Pour un conseiller du président russe Vladimir Poutine, Sergueï Glaziev, qui dénonce un «coup d'État rampant» fomenté par les États-Unis et leurs alliés, M. Ianoukovitch doit «mater» la rébellion s'il ne veut pas perdre le pouvoir.

Mais pour Vadym Karassev, à la tête de l'Institut des Stratégies mondiales de Kiev, si la déclaration des militaires montre leur fidélité au président, elle «ne signifie pas que les manifestants (...) vont être dispersés ou que l'état d'urgence va être décrété.»

Pour l'heure, c'est le récit de Dmytro Boulatov, un militant d'opposition de 35 ans enlevé le 22 janvier à Kiev et abandonné dans une forêt jeudi après avoir été torturé, qui a ému et suscité des craintes de répression cachée.

Hospitalisé, le militant a été mis sur la liste de personnes recherchées par la police pour organisation de troubles massifs et semble risquer une arrestation.

Plusieurs militants ont déjà été passés à tabac ou enlevés, et un a été retrouvé mort dans une forêt avec des marques de torture.

Une ONG a recensé 33 cas de disparitions d'opposants.

La représentante de la diplomatie de l'UE, Catherine Ashton, s'est dite «consternée» vendredi par cette affaire, et les précédents cas connus.

Les États-Unis veulent reprendre la main

Les États-Unis ont, quant à eux, paru vouloir mettre leur poids dans la balance, rejoignant les Européens qui ont multiplié les missions de médiation et les déclarations ces deux derniers mois.
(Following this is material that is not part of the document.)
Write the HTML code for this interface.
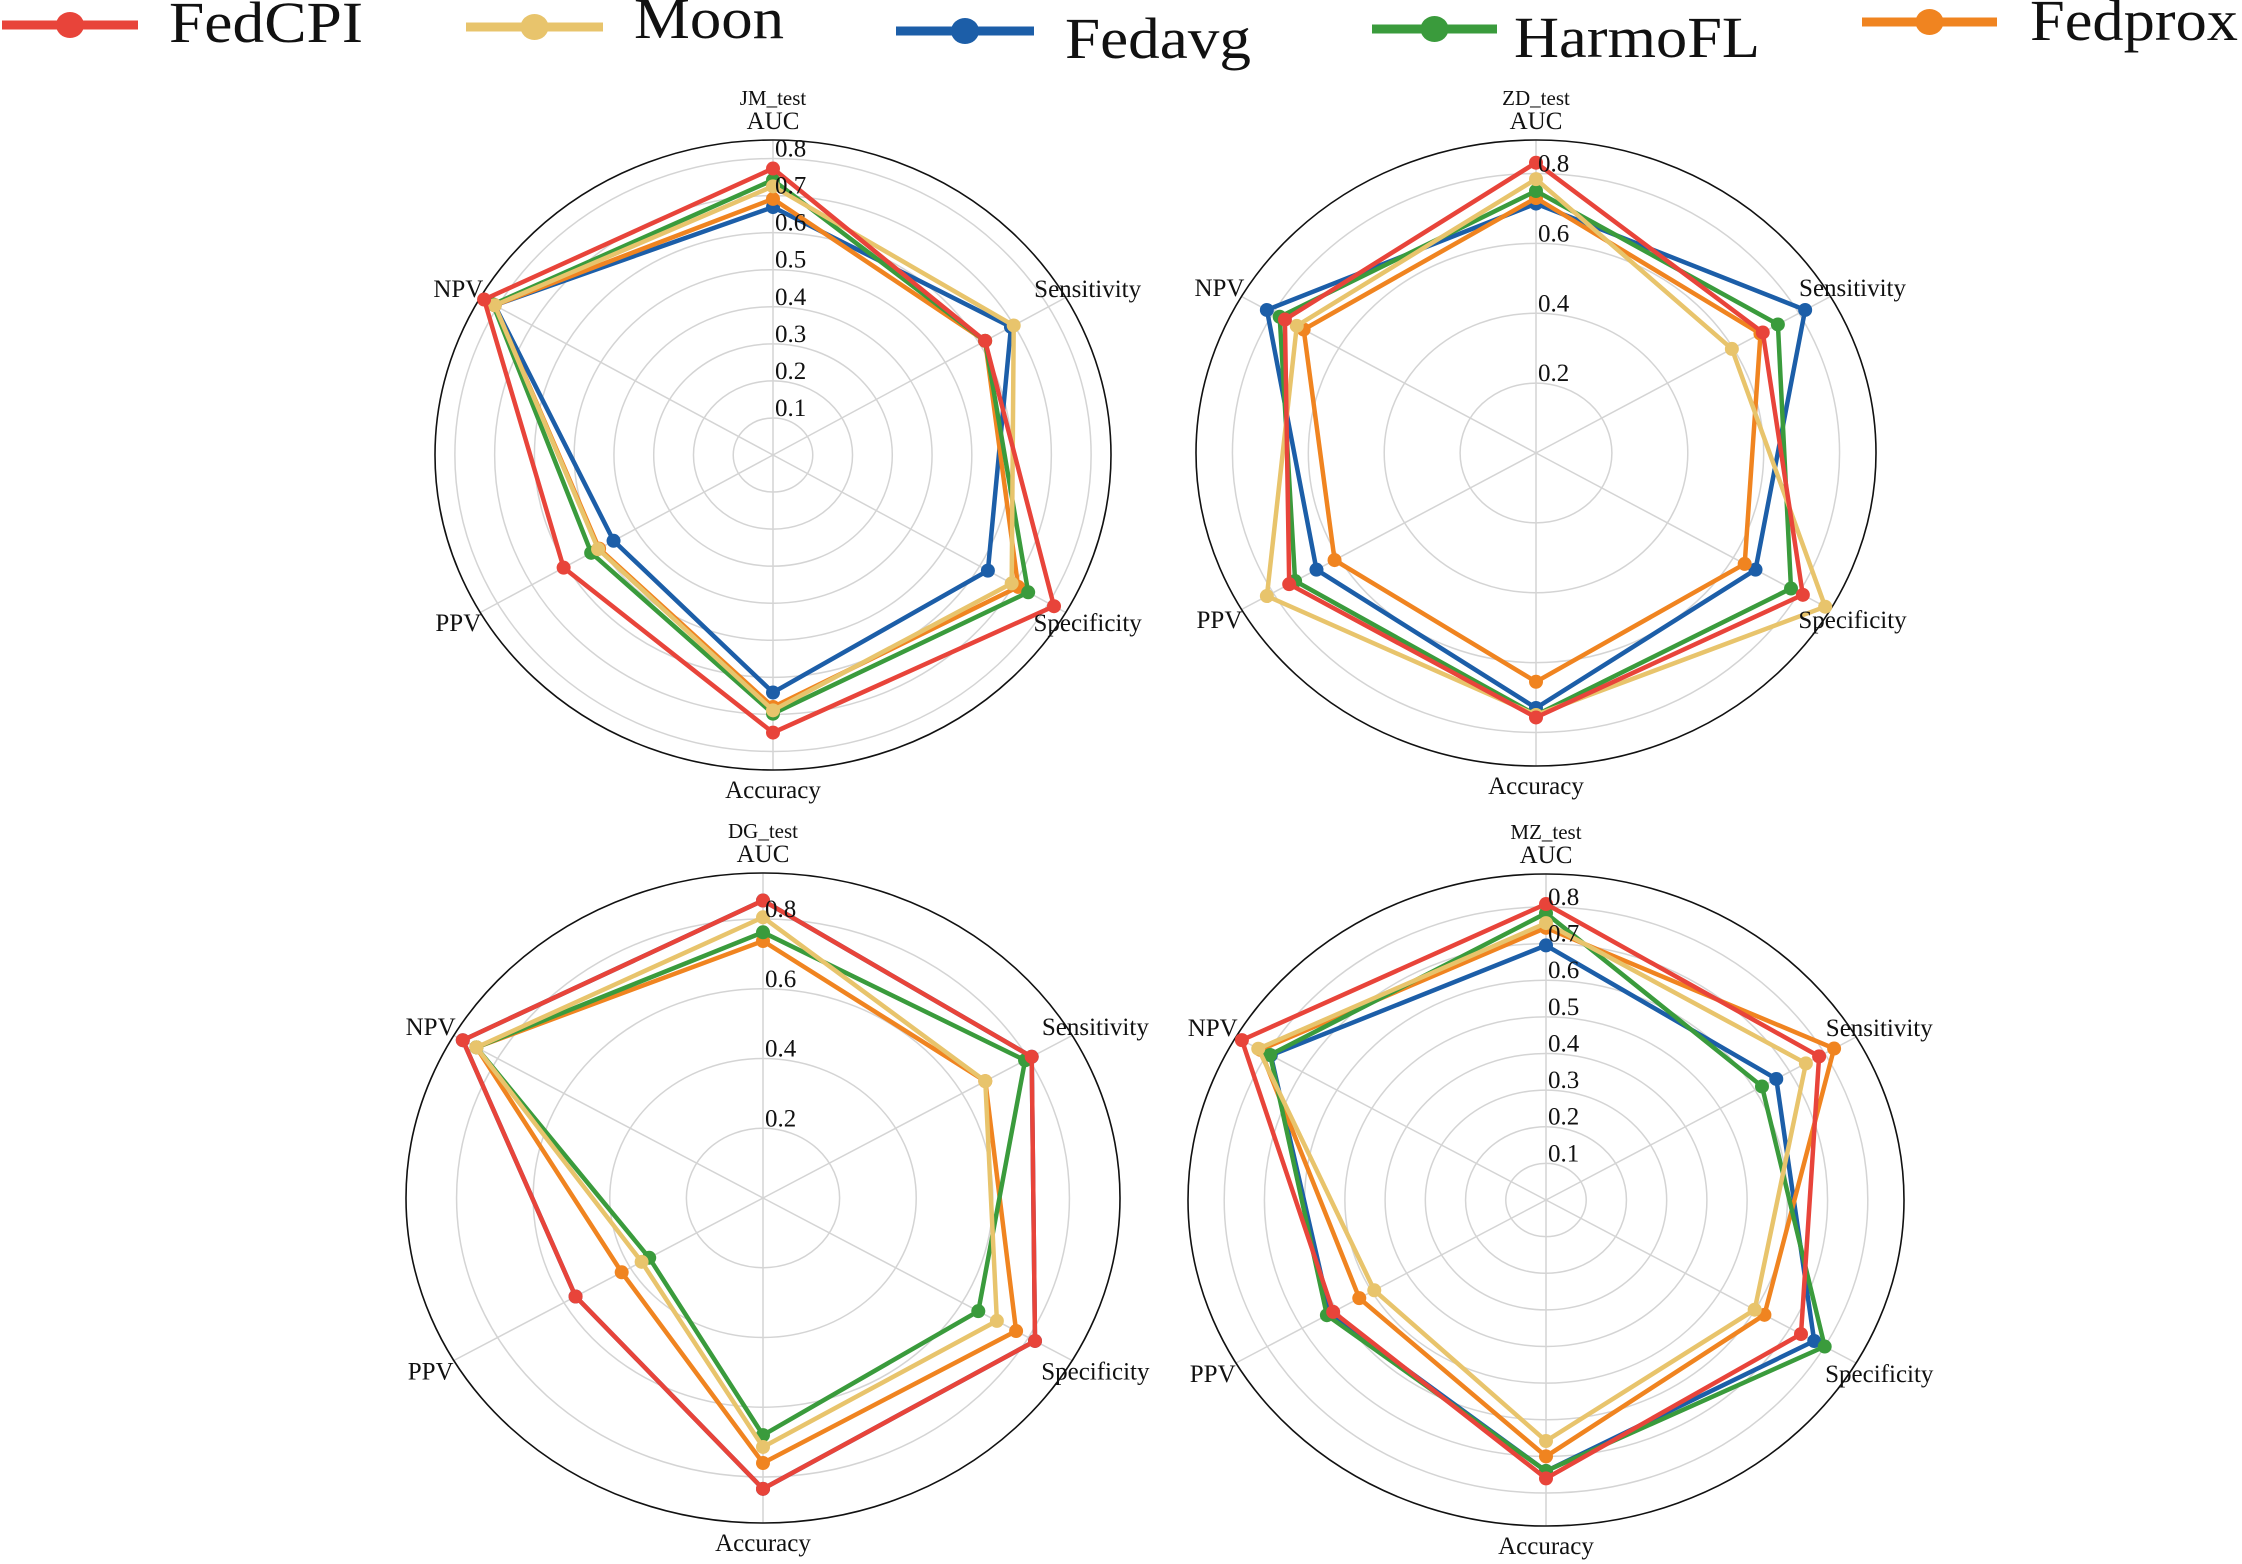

Geste de taille à l'égard de l'opposition, le secrétaire d'État américain John Kerry doit ainsi rencontrer samedi ses dirigeants, dont l'ancien boxeur Vitali Klitschko et l'ex-ministre Arseni Iatseniouk, en marge de la Conférence sur la sécurité de Munich.

Des responsables russes ont d'ores et déjà réagi, comme le vice-premier ministre Dmitri Rogozine qui a qualifié cette rencontre de «cirque».

Les Européens, qui craignent de voir dégénérer ce conflit qui a fait au moins quatre morts et plus de 500 blessés, ont exhorté ces derniers jours toutes les parties à l'apaisement.

En plein centre de Kiev, sur la place de l'Indépendance, ils étaient vendredi, par moins 20 degrés, une poignée de militants de l'opposition à continuer à «monter la garde», tentant de se réchauffer autour de braseros .

«Nous resterons jusqu'à la complète capitulation du pouvoir», et le départ du président Ianoukovitch, proclame Micha, la cinquantaine, employé dans l'industrie du bois.

Le gouvernement ukrainien a démissionné mardi sous la pression de la rue, son ancien chef Mykola Azarov est parti pour Vienne, selon la presse autrichienne, et les lois répressives de janvier été abrogées.

Mais, méfiants, les opposants soupçonnent M. Ianoukovitch de vouloir gagner du temps.

Celui-ci a d'ailleurs été déclaré jeudi matin indisponible par son service de presse en raison d'une «maladie respiratoire aiguë».